Brazilian literary critic

Roberto Schwarz (August 20, 1938) is a Brazilian literary critic, essayist, and professor. He is best known for his works on literary theory and cultural criticism.

A professor at the Faculty of Philosophy, Languages and Human Sciences of the University of São Paulo and at the State University of Campinas, he was awarded the Prêmio Jabuti in 1978 for the book Ao Vencedor as Batatas, an analysis of the formation of the novel as a literary genre in Brazil and of the writings and life of Machado de Assis.

== Biography ==
Born in Vienna into a Jewish family of intellectuals, Schwarz emigrated with his family to Brazil in 1939, fleeing Nazism. He befriended Anatol Rosenfeld, whose lectures on art and philosophy Schwarz attended and who encouraged him to pursue higher education. In 1960, he graduated in social sciences from the University of São Paulo, where he took part in a group of Marxist studies which included Fernando Novais, Paul Singer, Octavio Ianni, Ruth Cardoso, Fernando Henrique Cardoso, Michael Lowy, and Francisco Weffort.

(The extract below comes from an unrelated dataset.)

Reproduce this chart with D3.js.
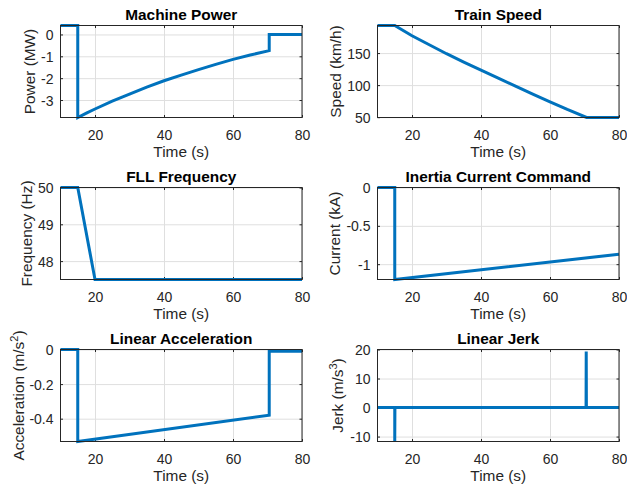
<!DOCTYPE html>
<html>
<head>
<meta charset="utf-8">
<script src="https://cdn.jsdelivr.net/npm/d3@7"></script>
<style>
  html, body { margin: 0; padding: 0; background: #fff; }
  svg { display: block; font-family: "Liberation Sans", Arial, sans-serif; }
</style>
</head>
<body>
<svg id="fig" width="627" height="491"></svg>
<script>
// Shared time axis
const timeDomain = [10, 80];
const timeTicks = [20, 40, 60, 80];

// Machine power (MW)
const powerTime = [10, 15, 15, 17.5, 20, 25, 30, 35, 40, 45, 50, 55, 60, 65, 70.5, 70.5, 80];
const powerMW   = [0.41, 0.41, -3.8, -3.6, -3.41, -3.05, -2.73, -2.41, -2.12, -1.86, -1.61, -1.37, -1.14, -0.94, -0.74, 0, 0];
const powerTicks = [-3, -2, -1, 0];

// Train speed (km/h)
const speedTime = [10, 15, 20, 25, 30, 35, 40, 45, 50, 55, 60, 65, 70.6, 80];
const speedKmh  = [193, 193, 177, 163, 149, 136, 123.5, 111, 98.5, 86, 74, 62, 49.5, 49.5];
const speedTicks = [50, 100, 150];

// FLL frequency (Hz)
const freqTime = [10, 15, 20, 80];
const freqHz   = [50, 50, 47.5, 47.5];
const freqTicks = [48, 49, 50];

// Inertia current command (kA)
const currentTime = [10, 15, 15, 80];
const currentKA   = [0, 0, -1.2, -0.87];
const currentTicks = [-1, -0.5, 0];

// Linear acceleration (m/s^2)
const accelTime = [10, 15, 15, 70.5, 70.5, 80];
const accelMs2  = [0, 0, -0.532, -0.38, -0.01, -0.01];
const accelTicks = [-0.4, -0.2, 0];

// Linear jerk (m/s^3)
const jerkTime = [10, 15, 15, 15.05, 16.55, 16.6, 16.65, 17.45, 17.5, 17.55, 18.45, 18.5, 18.55,
                  20.85, 20.9, 20.95, 22.35, 22.4, 22.45, 25.15, 25.2, 25.25, 26.15, 26.2, 26.25,
                  27.15, 27.2, 27.25, 28.05, 28.1, 28.15, 29.05, 29.1, 29.15, 30.05, 30.1, 30.15,
                  31.95, 32, 32.05, 38.25, 38.3, 38.35, 39.25, 39.3, 39.35, 70.45, 70.5, 70.55, 80];
const jerkMs3  = [0, 0, -11.7, 0, 0, 0.45, 0, 0, 0.45, 0, 0, 0.45, 0,
                  0, 0.45, 0, 0, 0.45, 0, 0, 0.45, 0, 0, 0.45, 0,
                  0, 0.45, 0, 0, 0.45, 0, 0, 0.45, 0, 0, 0.45, 0,
                  0, 0.45, 0, 0, 0.45, 0, 0, 0.45, 0, 0, 19.3, 0, 0];
const jerkTicks = [-10, 0, 10, 20];

const panels = [
  { title: "Machine Power", ylabel: ["Power (MW)"], t: powerTime, v: powerMW, yDomain: [-3.8, 0.41], yTicks: powerTicks, col: 0, row: 0, labelX: 35 },
  { title: "Train Speed", ylabel: ["Speed (km/h)"], t: speedTime, v: speedKmh, yDomain: [49.5, 193], yTicks: speedTicks, col: 1, row: 0, labelX: 341 },
  { title: "FLL Frequency", ylabel: ["Frequency (Hz)"], t: freqTime, v: freqHz, yDomain: [47.5, 50], yTicks: freqTicks, col: 0, row: 1, labelX: 32 },
  { title: "Inertia Current Command", ylabel: ["Current (kA)"], t: currentTime, v: currentKA, yDomain: [-1.2, 0], yTicks: currentTicks, col: 1, row: 1, labelX: 340 },
  { title: "Linear Acceleration", ylabel: ["Acceleration (m/s", "2", ")"], t: accelTime, v: accelMs2, yDomain: [-0.532, 0], yTicks: accelTicks, col: 0, row: 2, labelX: 24 },
  { title: "Linear Jerk", ylabel: ["Jerk (m/s", "3", ")"], t: jerkTime, v: jerkMs3, yDomain: [-11.7, 20], yTicks: jerkTicks, col: 1, row: 2, labelX: 343 }
];

const colLeft = [60.5, 377.5];
const rowTop = [25.5, 187.5, 349.5];
const W = 241.5, H = 92;
const lineColor = "#0072BD";
const axisColor = "#262626";
const gridColor = "#dfdfdf";
const tickFont = 14, labelFont = 15.4;

const svg = d3.select("#fig");

panels.forEach(p => {
  const x0 = colLeft[p.col], y0 = rowTop[p.row];
  const g = svg.append("g").attr("transform", `translate(${x0},${y0})`);
  const x = d3.scaleLinear().domain(timeDomain).range([0, W]);
  const y = d3.scaleLinear().domain(p.yDomain).range([H, 0]);

  // grid
  g.append("g").attr("transform", `translate(0,${H})`)
    .call(d3.axisBottom(x).tickValues(timeTicks).tickSize(-H).tickFormat(""))
    .call(s => s.select(".domain").remove())
    .call(s => s.selectAll("line").attr("stroke", gridColor));
  g.append("g")
    .call(d3.axisLeft(y).tickValues(p.yTicks).tickSize(-W).tickFormat(""))
    .call(s => s.select(".domain").remove())
    .call(s => s.selectAll("line").attr("stroke", gridColor));

  // bottom axis with labels
  g.append("g").attr("transform", `translate(0,${H})`)
    .call(d3.axisBottom(x).tickValues(timeTicks).tickSizeInner(-2.5).tickSizeOuter(0).tickPadding(0))
    .call(s => s.select(".domain").remove())
    .call(s => s.selectAll("line").attr("stroke", axisColor))
    .call(s => s.selectAll("text").attr("y", 22.5).attr("dy", null)
      .attr("fill", axisColor).attr("font-size", tickFont).attr("font-family", null));
  // left axis with labels
  g.append("g")
    .call(d3.axisLeft(y).tickValues(p.yTicks).tickSizeInner(-2.5).tickSizeOuter(0).tickPadding(7).tickFormat(d => String(d)))
    .call(s => s.select(".domain").remove())
    .call(s => s.selectAll("line").attr("stroke", axisColor))
    .call(s => s.selectAll("text").attr("dy", "0.36em")
      .attr("fill", axisColor).attr("font-size", tickFont).attr("font-family", null));
  // mirrored ticks on top and right
  g.append("g")
    .call(d3.axisTop(x).tickValues(timeTicks).tickSizeInner(-2.5).tickSizeOuter(0).tickFormat(""))
    .call(s => s.select(".domain").remove())
    .call(s => s.selectAll("line").attr("stroke", axisColor));
  g.append("g").attr("transform", `translate(${W},0)`)
    .call(d3.axisRight(y).tickValues(p.yTicks).tickSizeInner(-2.5).tickSizeOuter(0).tickFormat(""))
    .call(s => s.select(".domain").remove())
    .call(s => s.selectAll("line").attr("stroke", axisColor));

  // data line
  const pts = p.t.map((t, i) => [t, p.v[i]]);
  g.append("path")
    .datum(pts)
    .attr("fill", "none")
    .attr("stroke", lineColor)
    .attr("stroke-width", 3)
    .attr("stroke-linejoin", "miter")
    .attr("d", d3.line().x(d => x(d[0])).y(d => y(d[1])));

  // axes box
  g.append("rect").attr("x", 0).attr("y", 0).attr("width", W).attr("height", H)
    .attr("fill", "none").attr("stroke", axisColor).attr("stroke-width", 1);

  // title
  g.append("text").attr("x", W / 2).attr("y", -6)
    .attr("text-anchor", "middle").attr("font-weight", "bold")
    .attr("font-size", labelFont).attr("fill", "#000").text(p.title);

  // x label
  g.append("text").attr("x", W / 2).attr("y", H + 39)
    .attr("text-anchor", "middle").attr("font-size", labelFont)
    .attr("fill", axisColor).text("Time (s)");

  // y label (rotated)
  const yl = svg.append("text")
    .attr("transform", `translate(${p.labelX},${y0 + H / 2}) rotate(-90)`)
    .attr("text-anchor", "middle").attr("font-size", labelFont).attr("fill", axisColor);
  yl.append("tspan").text(p.ylabel[0]);
  if (p.ylabel.length > 1) {
    yl.append("tspan").attr("dy", -6).attr("font-size", 11).text(p.ylabel[1]);
    yl.append("tspan").attr("dy", 6).text(p.ylabel[2]);
  }
});
</script>
</body>
</html>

He completed his master's degree at Yale University, where he studied under René Wellek. With the installation of the military dictatorship in Brazil, Schwarz moved to Paris, where he completed his doctorate on Latin-American studies under the orientation of Raymond Cantel. Influenced by the Frankfurt School, he wrote on authors such as Franz Kafka, Bertolt Brecht, and Robert Kurz. Among the Brazilian authors he studied are Oswald de Andrade, Francisco Alvim, and Paulo Emiíio Sales Gomes. Schwarz also wrote plays and poems.